As I sat along the side of the boat, flowing along with the majestic Danube River, there was a mild spray of water cooling my face. There was a soothing breeze, bringing the salty fragrance of the ocean from afar. There was beauty to be seen all around, but my mind elsewhere, littered with doubts. There were so many things that I wanted to know about that beautiful stranger, so many questions that I wanted answers for. I wanted to know what her favorite color was and her favorite dish. I wanted to know what she felt after her first kiss. What was her take on life’s meaning? I would have done anything to know what she dreamed about. There was so much I wanted to know, so much I wanted to listen to, if only there was more time with her.
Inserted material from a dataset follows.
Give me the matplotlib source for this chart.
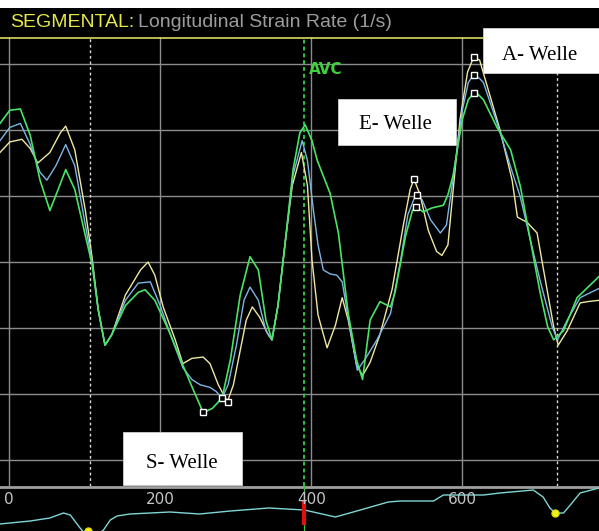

I was woken up out of my daydream, feeling terribly forlorn, by the buzzing of my phone. I wanted to be left alone, to be washed over by the wave of longing that I felt, yet the buzzing did not stop. I slowly brought myself to pick up the phone, taking my own sweet time with it. “Hello” the caller said in her sweet sweet voice, and there was a long pause. And in that moment, all of my pain vanished. My heart erupted with joy and the smile on my face showed it, and I knew that everything has changed.